• _Instructions for the task_
In the records below, find each line with the word "that" and copy it.
** start **
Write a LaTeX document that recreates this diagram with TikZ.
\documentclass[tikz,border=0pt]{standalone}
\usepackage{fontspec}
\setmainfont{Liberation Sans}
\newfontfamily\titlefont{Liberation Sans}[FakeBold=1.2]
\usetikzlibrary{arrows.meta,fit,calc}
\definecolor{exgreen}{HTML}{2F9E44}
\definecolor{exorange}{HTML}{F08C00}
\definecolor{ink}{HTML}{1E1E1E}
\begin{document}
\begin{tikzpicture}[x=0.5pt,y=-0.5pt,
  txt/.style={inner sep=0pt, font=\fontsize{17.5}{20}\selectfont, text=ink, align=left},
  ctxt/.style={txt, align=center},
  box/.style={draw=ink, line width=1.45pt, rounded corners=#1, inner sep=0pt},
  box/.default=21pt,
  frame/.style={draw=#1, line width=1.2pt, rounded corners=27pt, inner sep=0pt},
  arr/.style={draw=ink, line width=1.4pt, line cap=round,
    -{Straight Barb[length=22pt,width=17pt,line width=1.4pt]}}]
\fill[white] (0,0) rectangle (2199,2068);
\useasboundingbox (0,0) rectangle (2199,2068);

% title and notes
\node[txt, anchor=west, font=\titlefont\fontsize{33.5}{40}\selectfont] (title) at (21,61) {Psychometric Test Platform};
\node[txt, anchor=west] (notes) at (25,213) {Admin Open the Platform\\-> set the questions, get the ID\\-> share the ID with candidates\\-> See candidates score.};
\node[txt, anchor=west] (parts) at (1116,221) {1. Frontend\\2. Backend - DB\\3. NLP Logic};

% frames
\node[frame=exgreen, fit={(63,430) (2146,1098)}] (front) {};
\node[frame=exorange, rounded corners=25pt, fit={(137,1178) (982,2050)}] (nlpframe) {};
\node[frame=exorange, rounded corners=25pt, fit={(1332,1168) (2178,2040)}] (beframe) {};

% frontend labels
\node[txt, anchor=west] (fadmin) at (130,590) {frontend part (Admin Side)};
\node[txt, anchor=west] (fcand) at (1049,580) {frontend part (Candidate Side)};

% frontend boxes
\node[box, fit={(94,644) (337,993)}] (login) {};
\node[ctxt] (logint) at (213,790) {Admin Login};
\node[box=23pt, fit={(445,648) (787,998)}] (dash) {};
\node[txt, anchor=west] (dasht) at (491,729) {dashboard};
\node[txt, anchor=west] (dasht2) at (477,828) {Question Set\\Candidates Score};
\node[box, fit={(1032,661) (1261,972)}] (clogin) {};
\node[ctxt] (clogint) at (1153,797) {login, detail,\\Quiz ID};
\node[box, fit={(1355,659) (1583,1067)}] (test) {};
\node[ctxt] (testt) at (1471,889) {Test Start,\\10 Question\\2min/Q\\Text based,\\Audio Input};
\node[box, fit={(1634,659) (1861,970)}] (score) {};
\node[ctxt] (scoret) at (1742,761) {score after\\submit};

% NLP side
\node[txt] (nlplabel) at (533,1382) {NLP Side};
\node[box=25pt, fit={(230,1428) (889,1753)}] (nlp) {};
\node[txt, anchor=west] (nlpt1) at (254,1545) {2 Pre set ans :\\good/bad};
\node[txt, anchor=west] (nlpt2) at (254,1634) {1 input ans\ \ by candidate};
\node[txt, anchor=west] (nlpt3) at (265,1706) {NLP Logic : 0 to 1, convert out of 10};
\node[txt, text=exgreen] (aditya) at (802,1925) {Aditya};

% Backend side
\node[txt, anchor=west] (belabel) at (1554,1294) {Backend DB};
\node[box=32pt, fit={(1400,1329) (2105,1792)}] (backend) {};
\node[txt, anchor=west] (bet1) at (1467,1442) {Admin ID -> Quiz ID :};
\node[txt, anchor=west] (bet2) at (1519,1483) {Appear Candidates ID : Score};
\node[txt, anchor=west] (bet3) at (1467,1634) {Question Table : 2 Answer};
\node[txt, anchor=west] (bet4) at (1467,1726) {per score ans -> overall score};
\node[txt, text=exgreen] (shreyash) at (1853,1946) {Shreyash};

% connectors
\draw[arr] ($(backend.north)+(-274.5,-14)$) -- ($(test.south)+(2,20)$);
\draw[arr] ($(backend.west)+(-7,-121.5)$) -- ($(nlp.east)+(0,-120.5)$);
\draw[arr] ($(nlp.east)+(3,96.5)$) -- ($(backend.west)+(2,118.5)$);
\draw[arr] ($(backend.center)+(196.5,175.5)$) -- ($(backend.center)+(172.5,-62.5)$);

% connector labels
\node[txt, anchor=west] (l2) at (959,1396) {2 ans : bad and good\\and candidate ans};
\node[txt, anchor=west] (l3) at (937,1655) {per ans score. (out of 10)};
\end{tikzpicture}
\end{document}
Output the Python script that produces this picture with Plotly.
** end **
• _The reply_
Write a LaTeX document that recreates this diagram with TikZ.
Output the Python script that produces this picture with Plotly.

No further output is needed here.